In this post I want to explore this by going to the extreme cases; in a future one, I’ll look at more standard cases.

Because the state system is taken for granted and left unexamined, odd and paradoxical ideas about politics enter our discourse. One such is the idea of “ungoverned spaces”, which has emerged from narrow circles of strategic experts  to enter mainstream political vocabulary. It is being used quite often to justify the French intervention in Mali and, likely enough, we will hear more of it in relation to Afghanistan after the pull-out of foreign forces in 2014 and probably Syria too.

It is a term that creates at least as many problems as it resolves. It points to a real issue but mis-describes it. An article by Yvan Guichaoua usefully unpicks it in the context of the Mali intervention, showing how its core assumption that “terrorists have established their stronghold in a political vacuum” implicitly exonerates from blame those who had authority and responsibility.

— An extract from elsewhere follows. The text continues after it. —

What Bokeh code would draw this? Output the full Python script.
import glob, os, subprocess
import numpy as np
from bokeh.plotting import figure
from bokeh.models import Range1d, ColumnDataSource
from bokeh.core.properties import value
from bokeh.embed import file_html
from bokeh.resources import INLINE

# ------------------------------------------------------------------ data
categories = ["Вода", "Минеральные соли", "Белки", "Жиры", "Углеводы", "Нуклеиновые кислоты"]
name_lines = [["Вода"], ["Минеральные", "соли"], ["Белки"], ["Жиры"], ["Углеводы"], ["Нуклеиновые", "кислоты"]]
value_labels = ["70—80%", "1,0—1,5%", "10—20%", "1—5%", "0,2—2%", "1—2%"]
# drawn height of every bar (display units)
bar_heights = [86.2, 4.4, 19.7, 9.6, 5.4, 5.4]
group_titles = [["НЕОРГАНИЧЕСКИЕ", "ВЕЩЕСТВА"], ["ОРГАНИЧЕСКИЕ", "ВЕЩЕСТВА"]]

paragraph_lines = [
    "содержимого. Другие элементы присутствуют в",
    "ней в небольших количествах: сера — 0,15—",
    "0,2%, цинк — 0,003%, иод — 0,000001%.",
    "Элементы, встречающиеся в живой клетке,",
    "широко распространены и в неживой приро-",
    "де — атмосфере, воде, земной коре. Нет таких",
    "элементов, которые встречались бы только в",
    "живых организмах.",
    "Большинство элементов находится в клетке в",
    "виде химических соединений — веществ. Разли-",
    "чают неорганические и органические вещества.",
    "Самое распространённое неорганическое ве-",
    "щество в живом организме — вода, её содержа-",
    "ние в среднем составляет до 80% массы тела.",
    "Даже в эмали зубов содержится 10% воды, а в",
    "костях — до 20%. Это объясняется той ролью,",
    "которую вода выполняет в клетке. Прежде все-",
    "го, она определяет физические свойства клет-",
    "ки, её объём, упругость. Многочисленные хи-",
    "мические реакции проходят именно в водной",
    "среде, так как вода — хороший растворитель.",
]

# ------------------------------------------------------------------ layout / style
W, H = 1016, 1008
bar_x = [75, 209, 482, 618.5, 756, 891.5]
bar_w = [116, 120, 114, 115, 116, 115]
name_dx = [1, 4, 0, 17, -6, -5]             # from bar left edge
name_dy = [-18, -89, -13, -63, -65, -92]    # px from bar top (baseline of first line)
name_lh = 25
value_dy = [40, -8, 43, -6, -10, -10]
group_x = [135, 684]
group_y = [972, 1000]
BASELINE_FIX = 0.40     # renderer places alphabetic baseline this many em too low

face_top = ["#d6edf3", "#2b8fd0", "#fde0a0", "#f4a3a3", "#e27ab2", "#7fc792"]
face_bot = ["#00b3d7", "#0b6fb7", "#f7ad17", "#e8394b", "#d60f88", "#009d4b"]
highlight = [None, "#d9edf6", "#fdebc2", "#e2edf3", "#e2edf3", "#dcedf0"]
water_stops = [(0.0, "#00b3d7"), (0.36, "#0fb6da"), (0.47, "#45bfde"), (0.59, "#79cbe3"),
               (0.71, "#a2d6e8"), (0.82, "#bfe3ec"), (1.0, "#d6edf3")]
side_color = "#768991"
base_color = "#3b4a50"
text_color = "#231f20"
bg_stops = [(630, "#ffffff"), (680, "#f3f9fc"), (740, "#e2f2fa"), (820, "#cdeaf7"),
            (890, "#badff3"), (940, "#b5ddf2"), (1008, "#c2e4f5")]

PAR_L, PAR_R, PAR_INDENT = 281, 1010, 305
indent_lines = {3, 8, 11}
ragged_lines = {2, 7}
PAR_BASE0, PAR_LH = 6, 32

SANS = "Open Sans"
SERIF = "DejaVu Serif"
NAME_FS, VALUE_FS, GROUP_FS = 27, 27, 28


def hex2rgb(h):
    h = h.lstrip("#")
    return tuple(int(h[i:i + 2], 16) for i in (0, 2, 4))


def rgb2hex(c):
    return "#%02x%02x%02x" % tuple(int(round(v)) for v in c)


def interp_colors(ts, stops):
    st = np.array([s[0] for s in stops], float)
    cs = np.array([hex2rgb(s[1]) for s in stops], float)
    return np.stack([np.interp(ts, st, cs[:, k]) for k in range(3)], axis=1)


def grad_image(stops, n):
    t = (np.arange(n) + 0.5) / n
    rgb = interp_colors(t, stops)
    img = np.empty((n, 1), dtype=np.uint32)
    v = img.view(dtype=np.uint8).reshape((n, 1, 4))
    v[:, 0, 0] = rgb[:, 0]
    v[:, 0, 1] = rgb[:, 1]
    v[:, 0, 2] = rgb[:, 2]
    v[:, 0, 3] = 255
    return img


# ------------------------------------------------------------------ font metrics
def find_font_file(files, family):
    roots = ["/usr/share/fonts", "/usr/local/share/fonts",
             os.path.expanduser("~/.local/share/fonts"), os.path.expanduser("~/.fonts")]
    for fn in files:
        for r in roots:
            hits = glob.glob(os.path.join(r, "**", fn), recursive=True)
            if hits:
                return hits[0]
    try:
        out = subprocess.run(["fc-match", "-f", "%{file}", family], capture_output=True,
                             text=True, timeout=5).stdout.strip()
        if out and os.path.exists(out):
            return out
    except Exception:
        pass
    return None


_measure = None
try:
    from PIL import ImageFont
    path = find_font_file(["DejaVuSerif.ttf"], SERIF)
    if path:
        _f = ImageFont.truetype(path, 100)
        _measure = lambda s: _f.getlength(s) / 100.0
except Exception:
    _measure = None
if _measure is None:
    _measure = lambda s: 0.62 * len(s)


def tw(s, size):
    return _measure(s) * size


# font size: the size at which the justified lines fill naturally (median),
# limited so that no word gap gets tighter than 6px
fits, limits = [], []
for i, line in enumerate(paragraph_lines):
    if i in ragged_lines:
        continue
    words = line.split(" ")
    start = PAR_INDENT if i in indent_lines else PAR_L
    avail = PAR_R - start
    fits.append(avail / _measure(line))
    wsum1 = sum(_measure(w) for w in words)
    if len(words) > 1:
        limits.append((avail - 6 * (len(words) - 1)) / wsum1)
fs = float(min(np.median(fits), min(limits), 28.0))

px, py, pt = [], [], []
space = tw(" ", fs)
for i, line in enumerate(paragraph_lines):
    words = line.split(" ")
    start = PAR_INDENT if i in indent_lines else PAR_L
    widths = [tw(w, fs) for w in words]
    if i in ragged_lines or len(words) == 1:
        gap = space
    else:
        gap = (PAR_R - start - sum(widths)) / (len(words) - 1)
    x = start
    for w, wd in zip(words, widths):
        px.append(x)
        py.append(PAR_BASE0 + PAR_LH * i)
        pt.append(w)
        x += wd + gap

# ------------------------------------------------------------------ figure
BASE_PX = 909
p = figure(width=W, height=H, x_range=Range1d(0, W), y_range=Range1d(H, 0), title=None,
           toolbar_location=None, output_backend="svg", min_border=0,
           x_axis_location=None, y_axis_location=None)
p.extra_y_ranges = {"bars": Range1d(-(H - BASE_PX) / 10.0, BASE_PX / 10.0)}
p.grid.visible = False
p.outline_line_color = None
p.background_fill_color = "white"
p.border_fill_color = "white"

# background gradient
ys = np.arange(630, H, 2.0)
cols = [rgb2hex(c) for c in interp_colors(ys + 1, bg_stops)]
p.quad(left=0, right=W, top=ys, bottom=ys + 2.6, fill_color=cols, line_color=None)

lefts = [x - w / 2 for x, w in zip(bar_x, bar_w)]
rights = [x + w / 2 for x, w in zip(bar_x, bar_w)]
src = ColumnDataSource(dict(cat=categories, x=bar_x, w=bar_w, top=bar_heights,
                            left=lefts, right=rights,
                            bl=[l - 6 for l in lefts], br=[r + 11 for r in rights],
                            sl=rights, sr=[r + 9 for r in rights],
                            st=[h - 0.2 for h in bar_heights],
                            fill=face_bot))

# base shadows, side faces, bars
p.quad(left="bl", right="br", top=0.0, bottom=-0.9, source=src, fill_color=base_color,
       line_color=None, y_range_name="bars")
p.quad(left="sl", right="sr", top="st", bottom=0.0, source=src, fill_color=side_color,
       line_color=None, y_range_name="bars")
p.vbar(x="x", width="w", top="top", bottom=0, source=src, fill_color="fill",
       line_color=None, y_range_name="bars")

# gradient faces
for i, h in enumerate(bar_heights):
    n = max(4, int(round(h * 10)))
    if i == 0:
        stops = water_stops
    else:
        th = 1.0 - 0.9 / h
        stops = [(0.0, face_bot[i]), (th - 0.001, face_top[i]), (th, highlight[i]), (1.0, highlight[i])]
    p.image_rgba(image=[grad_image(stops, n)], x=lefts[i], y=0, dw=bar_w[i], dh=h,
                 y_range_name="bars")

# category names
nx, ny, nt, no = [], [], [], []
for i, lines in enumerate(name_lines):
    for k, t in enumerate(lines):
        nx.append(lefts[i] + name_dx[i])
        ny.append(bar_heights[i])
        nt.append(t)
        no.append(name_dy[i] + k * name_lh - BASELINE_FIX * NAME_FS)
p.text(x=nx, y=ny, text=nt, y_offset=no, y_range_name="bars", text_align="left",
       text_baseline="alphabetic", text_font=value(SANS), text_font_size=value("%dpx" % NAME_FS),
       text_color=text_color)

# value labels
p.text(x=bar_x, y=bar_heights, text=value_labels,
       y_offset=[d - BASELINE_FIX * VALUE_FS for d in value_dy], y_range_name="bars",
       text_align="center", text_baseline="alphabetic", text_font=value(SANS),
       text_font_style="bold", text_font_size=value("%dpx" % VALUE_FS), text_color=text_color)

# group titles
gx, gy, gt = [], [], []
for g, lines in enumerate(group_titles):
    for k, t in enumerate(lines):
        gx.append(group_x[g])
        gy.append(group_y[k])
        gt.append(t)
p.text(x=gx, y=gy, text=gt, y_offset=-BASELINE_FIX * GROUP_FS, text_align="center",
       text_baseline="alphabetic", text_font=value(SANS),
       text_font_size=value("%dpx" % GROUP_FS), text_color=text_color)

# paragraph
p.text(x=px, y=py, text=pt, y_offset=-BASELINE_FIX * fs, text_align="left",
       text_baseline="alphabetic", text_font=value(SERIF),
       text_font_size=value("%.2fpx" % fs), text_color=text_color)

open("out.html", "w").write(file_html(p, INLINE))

The logic that follows from this assumption is that the way to resolve the crisis is by building up “the legitimate administration”, which, Guichaoua argues, will mean relying on the power-brokers and authorities in Bamako who bear significant responsibility for the country’s plight.

Like the closely related concept of “failed states” back in the 1990s, that later evolved into the more nuanced but equally unhelpful “failing states”, which has since been replaced by the yet more nuanced and rather helpful term “fragile states”, the concept of “ungoverned spaces” carries unexamined notions of what governing is and what a state is. These notions forget the actual diversity of states and conjure up a narrow range – France, Britain, America or Sweden. Finding nothing that those notions of statehood can recognise in a particular territory – normally a whole country for a “failed” or “failing” state but these days just a part of it can earn the “ungoverned spaces” label – the temptation is to recognise only a void.

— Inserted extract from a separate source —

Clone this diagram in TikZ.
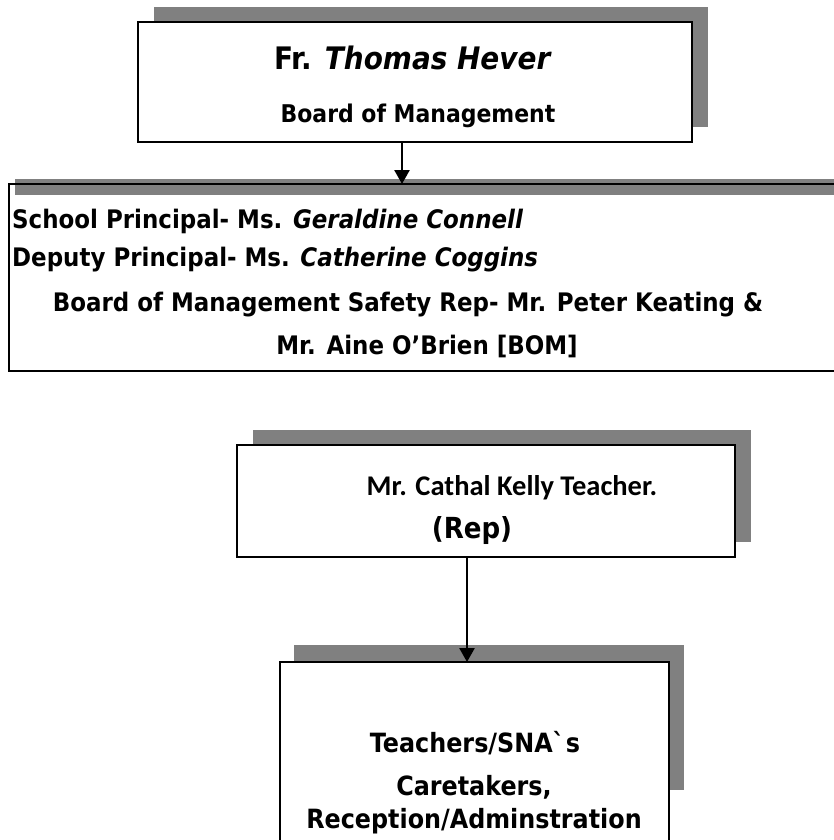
\documentclass[tikz,border=0pt]{standalone}
\usepackage{fontspec}
\setmainfont[FakeStretch=0.9]{DejaVu Sans}
\newfontfamily\calibrifont{Carlito}
\usetikzlibrary{arrows.meta}

\tikzset{
  orgbox/.style={draw, line width=2pt, fill=white, inner sep=0pt, outer sep=0pt},
  shadowfill/.style={fill=gray, draw=none},
  link/.style={line width=2.6pt, -{Triangle[width=15pt,length=14pt]}},
  txt/.style={inner sep=0pt, anchor=base, font=\bfseries\fontsize{25.5}{29}\selectfont},
}

\begin{document}
\begin{tikzpicture}[x=1pt,y=-1pt]
    \useasboundingbox (0,0) rectangle (834,840);
    \clip (0,0) rectangle (834,840);

    % board of management
    \fill[shadowfill] (154,7) rectangle (708,127);
    \node[orgbox, minimum width=554pt, minimum height=120pt] (board) at (415,82) {};
    \node[txt, font=\bfseries\fontsize{31}{35}\selectfont] (hever) at (413,70) {Fr. \textit{Thomas Hever}};
    \node[txt, font=\bfseries\fontsize{24.4}{28}\selectfont] (bom) at (418,122) {Board of Management};

    % principal / deputy
    \fill[shadowfill] (15,179) rectangle (834,195);
    \node[orgbox, fill=none, minimum width=860pt, minimum height=187pt, anchor=north west] (school) at (9,184) {};
    \node[txt, anchor=base west] (princ) at (12,228) {School Principal- Ms. \textit{Geraldine Connell}};
    \node[txt, anchor=base west] (deputy) at (12,266) {Deputy Principal- Ms. \textit{Catherine Coggins}};
    \node[txt] (safety) at (408,311) {Board of Management Safety Rep- Mr. Peter Keating \&};
    \node[txt] (obrien) at (427,354) {Mr. Aine O’Brien [BOM]};

    % teacher rep
    \fill[shadowfill] (253,430) rectangle (751,542);
    \node[orgbox, minimum width=498pt, minimum height=112pt] (rep) at (486,501) {};
    \node[txt, font=\calibrifont\bfseries\fontsize{28.5}{32}\selectfont] (kelly) at (512,495) {Mr. Cathal Kelly Teacher.};
    \node[txt, font=\bfseries\fontsize{29}{33}\selectfont] (reptag) at (472,538) {(Rep)};

    % staff
    \fill[shadowfill] (294,645) rectangle (684,790);
    \node[orgbox, minimum width=389pt, minimum height=220pt, anchor=north west] (staff) at (280,662) {};
    \node[txt, font=\bfseries\fontsize{26.5}{30}\selectfont] (sna) at (475,752) {Teachers/SNA\textasciigrave s};
    \node[txt, font=\bfseries\fontsize{26.5}{30}\selectfont] (care) at (474,795) {Caretakers,};
    \node[txt, font=\bfseries\fontsize{26.5}{30}\selectfont] (admin) at (474,828) {Reception/Adminstration};

    \coordinate (a1) at (402,0);
    \coordinate (a2) at (467,0);
    \draw[link] (a1 |- board.south) -- (a1 |- school.north);
    \draw[link] (a2 |- rep.south) -- (a2 |- staff.north);
\end{tikzpicture}
\end{document}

I find the term “fragile states” more useful because the metaphor of fragility has a sharp truth in it that outside powers would do well to respect more than they normally do. But mis-used, it too comes to imply void, no authority, no power – a blank sheet of paper.

Operating on that basis is bound to lead you astray both in understanding the problems that ordinary people who live in those insecure circumstances face and in figuring out what might be done to bring about a general improvement. It means not facing up to the realities of power in that place. The truth is not that there is no power or authority but that the way that power and authority are organised and used places ordinary people in a situation of terrifying insecurity.

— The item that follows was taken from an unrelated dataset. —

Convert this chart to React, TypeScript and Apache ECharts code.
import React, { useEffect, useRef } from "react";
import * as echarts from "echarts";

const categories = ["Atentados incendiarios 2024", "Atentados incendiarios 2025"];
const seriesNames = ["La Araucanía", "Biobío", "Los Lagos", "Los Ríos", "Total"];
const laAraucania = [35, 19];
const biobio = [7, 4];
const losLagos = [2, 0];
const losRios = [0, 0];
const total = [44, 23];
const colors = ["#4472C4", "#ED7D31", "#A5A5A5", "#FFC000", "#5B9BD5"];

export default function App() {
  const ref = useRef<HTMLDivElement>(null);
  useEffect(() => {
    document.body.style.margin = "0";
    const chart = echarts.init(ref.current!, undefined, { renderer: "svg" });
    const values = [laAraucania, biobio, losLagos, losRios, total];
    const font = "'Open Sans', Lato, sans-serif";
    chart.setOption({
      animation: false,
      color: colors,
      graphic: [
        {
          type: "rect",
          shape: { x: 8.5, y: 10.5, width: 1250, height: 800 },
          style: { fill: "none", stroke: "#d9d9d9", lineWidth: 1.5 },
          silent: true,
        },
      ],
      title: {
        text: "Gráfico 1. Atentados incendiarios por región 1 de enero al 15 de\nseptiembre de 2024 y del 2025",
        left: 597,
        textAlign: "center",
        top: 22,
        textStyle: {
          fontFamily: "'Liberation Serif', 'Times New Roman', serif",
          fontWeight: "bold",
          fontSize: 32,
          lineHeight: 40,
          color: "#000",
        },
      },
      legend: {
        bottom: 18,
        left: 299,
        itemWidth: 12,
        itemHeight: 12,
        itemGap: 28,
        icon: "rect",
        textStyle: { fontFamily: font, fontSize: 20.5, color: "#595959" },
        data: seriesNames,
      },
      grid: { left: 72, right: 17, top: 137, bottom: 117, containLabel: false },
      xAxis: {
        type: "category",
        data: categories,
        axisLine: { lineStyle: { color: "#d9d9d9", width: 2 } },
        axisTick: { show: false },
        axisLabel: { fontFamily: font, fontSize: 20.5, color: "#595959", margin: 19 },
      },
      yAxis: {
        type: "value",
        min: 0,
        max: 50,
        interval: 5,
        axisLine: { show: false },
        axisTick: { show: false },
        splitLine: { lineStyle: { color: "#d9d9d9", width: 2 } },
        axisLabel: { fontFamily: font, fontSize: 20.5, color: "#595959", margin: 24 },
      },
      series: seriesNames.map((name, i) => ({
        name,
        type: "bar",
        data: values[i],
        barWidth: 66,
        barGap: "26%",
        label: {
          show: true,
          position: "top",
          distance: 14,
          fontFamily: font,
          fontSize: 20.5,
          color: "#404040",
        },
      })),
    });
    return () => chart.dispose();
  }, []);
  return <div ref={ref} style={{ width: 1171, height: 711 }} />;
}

It has been shown time and again in countries torn apart by war and rampant instability – for example, Lebanon in the 1980s, Somalia in the 1990s, eastern Congo for much of the past 15 years, swathes of Afghanistan and Pakistan today – that there are other kinds of effective power than that which resides in the modern state. This is also true in urban settings – in the big cities, parts of which are no-go areas for the representatives of the state, or in which there are effectively parallel systems of power.

Ignoring that reality means getting the analysis wrong. As International Alert‘s report on eastern Congo has demonstrated, that results in the international community promoting solutions that won’t work and add up over time to a waste of effort and resources.

What are often called “ungoverned spaces” are really “spaces governed in ways and by people that other people think are the wrong ways and the wrong people.”

And what used to be called “failed or failing states” are states in which power is organised in a way that, generally speaking, you and I find offensive.

But it is power and they are states – and if any of us want to help do something about the abuses, we need to pay attention to that.

4 thoughts on “The state of the world’s states

  1. Pingback: The state of the States: understanding fragile states « Hans Thoolen on Human Rights Defenders

  2. Great maps! The atlas looks very interesting. Even so, I think you have too quickly dismissed the “failed state” concept. I obviously still find it useful, since it is part of the name of my blog.